TASK BRIEF:
Transcribe each line of the material as it is, and drop any picture.

COLLECTED MATERIAL:

....

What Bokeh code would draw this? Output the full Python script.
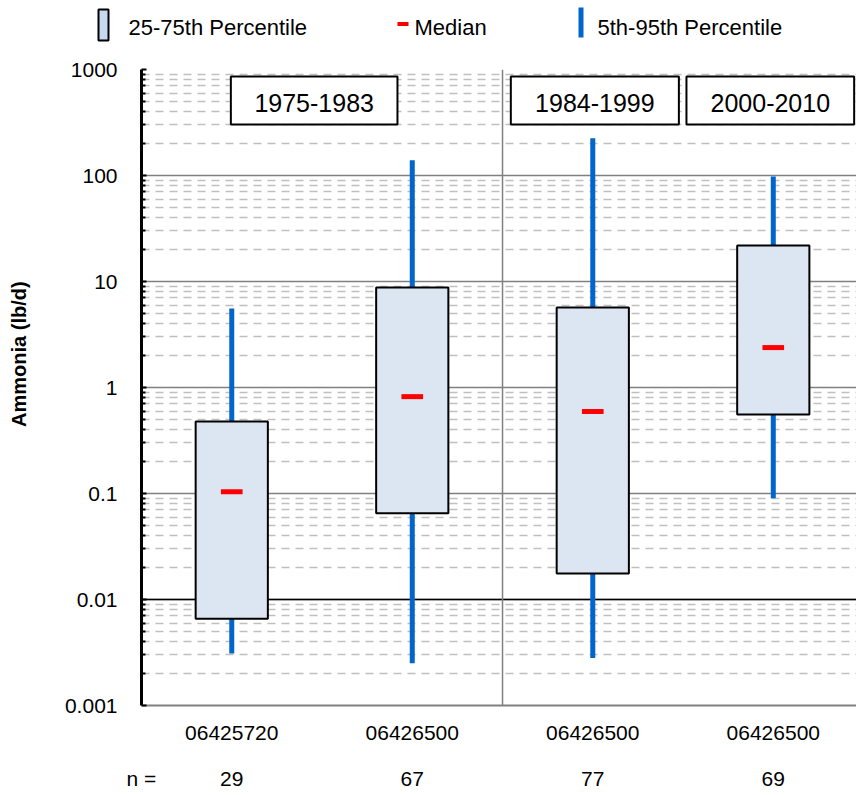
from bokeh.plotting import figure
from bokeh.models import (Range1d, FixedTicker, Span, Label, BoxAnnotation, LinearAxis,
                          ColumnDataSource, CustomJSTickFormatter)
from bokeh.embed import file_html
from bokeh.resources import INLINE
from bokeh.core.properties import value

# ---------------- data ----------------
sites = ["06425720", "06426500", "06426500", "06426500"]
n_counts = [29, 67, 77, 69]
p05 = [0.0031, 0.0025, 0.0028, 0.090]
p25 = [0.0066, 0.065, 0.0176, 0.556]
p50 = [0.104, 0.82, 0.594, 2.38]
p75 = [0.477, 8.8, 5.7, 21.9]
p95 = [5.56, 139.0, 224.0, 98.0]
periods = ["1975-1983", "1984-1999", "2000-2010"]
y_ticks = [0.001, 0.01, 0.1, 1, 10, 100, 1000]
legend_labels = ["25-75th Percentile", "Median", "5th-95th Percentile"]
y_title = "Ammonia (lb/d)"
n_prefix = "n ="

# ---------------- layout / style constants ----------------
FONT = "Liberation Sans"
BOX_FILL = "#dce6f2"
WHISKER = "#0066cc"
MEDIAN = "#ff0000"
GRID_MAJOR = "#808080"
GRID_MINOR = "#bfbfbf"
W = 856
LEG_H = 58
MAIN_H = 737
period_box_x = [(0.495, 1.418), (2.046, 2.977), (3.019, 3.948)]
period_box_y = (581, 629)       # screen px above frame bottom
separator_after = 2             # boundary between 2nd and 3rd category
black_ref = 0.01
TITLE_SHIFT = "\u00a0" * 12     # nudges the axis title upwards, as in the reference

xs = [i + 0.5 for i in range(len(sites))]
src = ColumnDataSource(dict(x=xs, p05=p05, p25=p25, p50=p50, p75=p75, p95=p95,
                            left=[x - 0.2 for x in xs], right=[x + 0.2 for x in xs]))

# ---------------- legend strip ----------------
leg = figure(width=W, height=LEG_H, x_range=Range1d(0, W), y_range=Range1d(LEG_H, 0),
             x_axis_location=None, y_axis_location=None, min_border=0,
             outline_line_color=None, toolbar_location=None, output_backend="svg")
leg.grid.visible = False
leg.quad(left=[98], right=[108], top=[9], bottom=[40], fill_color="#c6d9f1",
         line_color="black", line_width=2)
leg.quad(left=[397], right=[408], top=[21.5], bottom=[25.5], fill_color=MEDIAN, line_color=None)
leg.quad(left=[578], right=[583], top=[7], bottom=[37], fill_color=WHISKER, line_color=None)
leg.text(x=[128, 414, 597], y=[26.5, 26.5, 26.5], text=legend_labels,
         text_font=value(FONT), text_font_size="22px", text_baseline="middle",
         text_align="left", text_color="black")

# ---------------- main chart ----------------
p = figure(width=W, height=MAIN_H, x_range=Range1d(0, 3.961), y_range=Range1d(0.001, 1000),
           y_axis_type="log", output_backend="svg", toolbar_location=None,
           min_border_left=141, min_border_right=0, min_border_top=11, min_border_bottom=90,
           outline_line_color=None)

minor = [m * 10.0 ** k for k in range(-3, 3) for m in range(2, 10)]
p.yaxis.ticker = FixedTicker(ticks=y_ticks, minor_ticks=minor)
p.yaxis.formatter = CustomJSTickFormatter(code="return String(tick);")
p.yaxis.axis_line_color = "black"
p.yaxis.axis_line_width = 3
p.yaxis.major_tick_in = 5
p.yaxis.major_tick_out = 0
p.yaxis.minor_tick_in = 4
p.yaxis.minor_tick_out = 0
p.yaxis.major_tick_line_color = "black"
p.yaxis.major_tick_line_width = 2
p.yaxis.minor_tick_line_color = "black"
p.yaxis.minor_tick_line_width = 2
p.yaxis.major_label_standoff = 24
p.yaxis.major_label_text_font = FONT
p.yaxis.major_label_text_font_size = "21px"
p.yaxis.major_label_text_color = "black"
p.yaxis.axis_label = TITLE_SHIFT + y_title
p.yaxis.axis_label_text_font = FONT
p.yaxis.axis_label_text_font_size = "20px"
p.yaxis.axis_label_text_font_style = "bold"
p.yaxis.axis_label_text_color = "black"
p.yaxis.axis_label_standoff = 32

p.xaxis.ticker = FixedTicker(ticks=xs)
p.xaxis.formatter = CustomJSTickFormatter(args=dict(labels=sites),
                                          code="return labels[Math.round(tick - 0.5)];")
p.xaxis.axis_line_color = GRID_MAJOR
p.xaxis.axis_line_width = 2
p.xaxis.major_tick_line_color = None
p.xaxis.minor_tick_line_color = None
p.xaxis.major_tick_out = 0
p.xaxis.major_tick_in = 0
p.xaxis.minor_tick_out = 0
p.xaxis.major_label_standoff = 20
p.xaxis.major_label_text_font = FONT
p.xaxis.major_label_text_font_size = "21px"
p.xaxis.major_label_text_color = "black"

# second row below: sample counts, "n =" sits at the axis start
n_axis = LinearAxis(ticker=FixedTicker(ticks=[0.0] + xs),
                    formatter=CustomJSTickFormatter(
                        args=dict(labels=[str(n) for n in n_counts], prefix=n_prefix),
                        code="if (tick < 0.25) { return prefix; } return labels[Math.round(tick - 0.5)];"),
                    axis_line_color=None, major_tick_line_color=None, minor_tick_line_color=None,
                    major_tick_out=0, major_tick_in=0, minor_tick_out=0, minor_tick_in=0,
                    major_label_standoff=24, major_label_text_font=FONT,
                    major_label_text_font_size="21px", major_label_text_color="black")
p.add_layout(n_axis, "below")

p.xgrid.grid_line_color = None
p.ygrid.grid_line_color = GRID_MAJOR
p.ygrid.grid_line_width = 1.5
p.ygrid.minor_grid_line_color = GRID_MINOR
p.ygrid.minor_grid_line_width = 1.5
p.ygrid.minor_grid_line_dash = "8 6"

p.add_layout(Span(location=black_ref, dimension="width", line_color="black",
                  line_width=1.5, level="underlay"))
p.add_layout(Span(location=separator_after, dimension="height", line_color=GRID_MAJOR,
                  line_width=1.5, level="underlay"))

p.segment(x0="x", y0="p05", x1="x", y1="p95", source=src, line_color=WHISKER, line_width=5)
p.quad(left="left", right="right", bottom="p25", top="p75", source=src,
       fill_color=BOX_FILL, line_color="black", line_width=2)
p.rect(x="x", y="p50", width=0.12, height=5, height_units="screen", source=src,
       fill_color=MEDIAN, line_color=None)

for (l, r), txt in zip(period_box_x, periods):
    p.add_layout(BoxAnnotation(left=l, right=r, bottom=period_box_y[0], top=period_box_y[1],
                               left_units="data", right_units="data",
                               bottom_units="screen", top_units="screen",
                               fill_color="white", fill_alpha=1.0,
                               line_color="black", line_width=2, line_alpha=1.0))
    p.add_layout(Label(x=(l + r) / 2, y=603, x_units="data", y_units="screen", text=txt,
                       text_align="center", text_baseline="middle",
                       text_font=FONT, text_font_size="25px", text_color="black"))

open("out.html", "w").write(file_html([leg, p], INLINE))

....

TASK ANSWER:
What Bokeh code would draw this? Output the full Python script.
from bokeh.plotting import figure
from bokeh.models import (Range1d, FixedTicker, Span, Label, BoxAnnotation, LinearAxis,
                          ColumnDataSource, CustomJSTickFormatter)
from bokeh.embed import file_html
from bokeh.resources import INLINE
from bokeh.core.properties import value

# ---------------- data ----------------
sites = ["06425720", "06426500", "06426500", "06426500"]
n_counts = [29, 67, 77, 69]
p05 = [0.0031, 0.0025, 0.0028, 0.090]
p25 = [0.0066, 0.065, 0.0176, 0.556]
p50 = [0.104, 0.82, 0.594, 2.38]
p75 = [0.477, 8.8, 5.7, 21.9]
p95 = [5.56, 139.0, 224.0, 98.0]
periods = ["1975-1983", "1984-1999", "2000-2010"]
y_ticks = [0.001, 0.01, 0.1, 1, 10, 100, 1000]
legend_labels = ["25-75th Percentile", "Median", "5th-95th Percentile"]
y_title = "Ammonia (lb/d)"
n_prefix = "n ="

# ---------------- layout / style constants ----------------
FONT = "Liberation Sans"
BOX_FILL = "#dce6f2"
WHISKER = "#0066cc"
MEDIAN = "#ff0000"
GRID_MAJOR = "#808080"
GRID_MINOR = "#bfbfbf"
W = 856
LEG_H = 58
MAIN_H = 737
period_box_x = [(0.495, 1.418), (2.046, 2.977), (3.019, 3.948)]
period_box_y = (581, 629)       # screen px above frame bottom
separator_after = 2             # boundary between 2nd and 3rd category
black_ref = 0.01
TITLE_SHIFT = "\u00a0" * 12     # nudges the axis title upwards, as in the reference

xs = [i + 0.5 for i in range(len(sites))]
src = ColumnDataSource(dict(x=xs, p05=p05, p25=p25, p50=p50, p75=p75, p95=p95,
                            left=[x - 0.2 for x in xs], right=[x + 0.2 for x in xs]))

# ---------------- legend strip ----------------
leg = figure(width=W, height=LEG_H, x_range=Range1d(0, W), y_range=Range1d(LEG_H, 0),
             x_axis_location=None, y_axis_location=None, min_border=0,
             outline_line_color=None, toolbar_location=None, output_backend="svg")
leg.grid.visible = False
leg.quad(left=[98], right=[108], top=[9], bottom=[40], fill_color="#c6d9f1",
         line_color="black", line_width=2)
leg.quad(left=[397], right=[408], top=[21.5], bottom=[25.5], fill_color=MEDIAN, line_color=None)
leg.quad(left=[578], right=[583], top=[7], bottom=[37], fill_color=WHISKER, line_color=None)
leg.text(x=[128, 414, 597], y=[26.5, 26.5, 26.5], text=legend_labels,
         text_font=value(FONT), text_font_size="22px", text_baseline="middle",
         text_align="left", text_color="black")

# ---------------- main chart ----------------
p = figure(width=W, height=MAIN_H, x_range=Range1d(0, 3.961), y_range=Range1d(0.001, 1000),
           y_axis_type="log", output_backend="svg", toolbar_location=None,
           min_border_left=141, min_border_right=0, min_border_top=11, min_border_bottom=90,
           outline_line_color=None)

minor = [m * 10.0 ** k for k in range(-3, 3) for m in range(2, 10)]
p.yaxis.ticker = FixedTicker(ticks=y_ticks, minor_ticks=minor)
p.yaxis.formatter = CustomJSTickFormatter(code="return String(tick);")
p.yaxis.axis_line_color = "black"
p.yaxis.axis_line_width = 3
p.yaxis.major_tick_in = 5
p.yaxis.major_tick_out = 0
p.yaxis.minor_tick_in = 4
p.yaxis.minor_tick_out = 0
p.yaxis.major_tick_line_color = "black"
p.yaxis.major_tick_line_width = 2
p.yaxis.minor_tick_line_color = "black"
p.yaxis.minor_tick_line_width = 2
p.yaxis.major_label_standoff = 24
p.yaxis.major_label_text_font = FONT
p.yaxis.major_label_text_font_size = "21px"
p.yaxis.major_label_text_color = "black"
p.yaxis.axis_label = TITLE_SHIFT + y_title
p.yaxis.axis_label_text_font = FONT
p.yaxis.axis_label_text_font_size = "20px"
p.yaxis.axis_label_text_font_style = "bold"
p.yaxis.axis_label_text_color = "black"
p.yaxis.axis_label_standoff = 32

p.xaxis.ticker = FixedTicker(ticks=xs)
p.xaxis.formatter = CustomJSTickFormatter(args=dict(labels=sites),
                                          code="return labels[Math.round(tick - 0.5)];")
p.xaxis.axis_line_color = GRID_MAJOR
p.xaxis.axis_line_width = 2
p.xaxis.major_tick_line_color = None
p.xaxis.minor_tick_line_color = None
p.xaxis.major_tick_out = 0
p.xaxis.major_tick_in = 0
p.xaxis.minor_tick_out = 0
p.xaxis.major_label_standoff = 20
p.xaxis.major_label_text_font = FONT
p.xaxis.major_label_text_font_size = "21px"
p.xaxis.major_label_text_color = "black"

# second row below: sample counts, "n =" sits at the axis start
n_axis = LinearAxis(ticker=FixedTicker(ticks=[0.0] + xs),
                    formatter=CustomJSTickFormatter(
                        args=dict(labels=[str(n) for n in n_counts], prefix=n_prefix),
                        code="if (tick < 0.25) { return prefix; } return labels[Math.round(tick - 0.5)];"),
                    axis_line_color=None, major_tick_line_color=None, minor_tick_line_color=None,
                    major_tick_out=0, major_tick_in=0, minor_tick_out=0, minor_tick_in=0,
                    major_label_standoff=24, major_label_text_font=FONT,
                    major_label_text_font_size="21px", major_label_text_color="black")
p.add_layout(n_axis, "below")

p.xgrid.grid_line_color = None
p.ygrid.grid_line_color = GRID_MAJOR
p.ygrid.grid_line_width = 1.5
p.ygrid.minor_grid_line_color = GRID_MINOR
p.ygrid.minor_grid_line_width = 1.5
p.ygrid.minor_grid_line_dash = "8 6"

p.add_layout(Span(location=black_ref, dimension="width", line_color="black",
                  line_width=1.5, level="underlay"))
p.add_layout(Span(location=separator_after, dimension="height", line_color=GRID_MAJOR,
                  line_width=1.5, level="underlay"))

p.segment(x0="x", y0="p05", x1="x", y1="p95", source=src, line_color=WHISKER, line_width=5)
p.quad(left="left", right="right", bottom="p25", top="p75", source=src,
       fill_color=BOX_FILL, line_color="black", line_width=2)
p.rect(x="x", y="p50", width=0.12, height=5, height_units="screen", source=src,
       fill_color=MEDIAN, line_color=None)

for (l, r), txt in zip(period_box_x, periods):
    p.add_layout(BoxAnnotation(left=l, right=r, bottom=period_box_y[0], top=period_box_y[1],
                               left_units="data", right_units="data",
                               bottom_units="screen", top_units="screen",
                               fill_color="white", fill_alpha=1.0,
                               line_color="black", line_width=2, line_alpha=1.0))
    p.add_layout(Label(x=(l + r) / 2, y=603, x_units="data", y_units="screen", text=txt,
                       text_align="center", text_baseline="middle",
                       text_font=FONT, text_font_size="25px", text_color="black"))

open("out.html", "w").write(file_html([leg, p], INLINE))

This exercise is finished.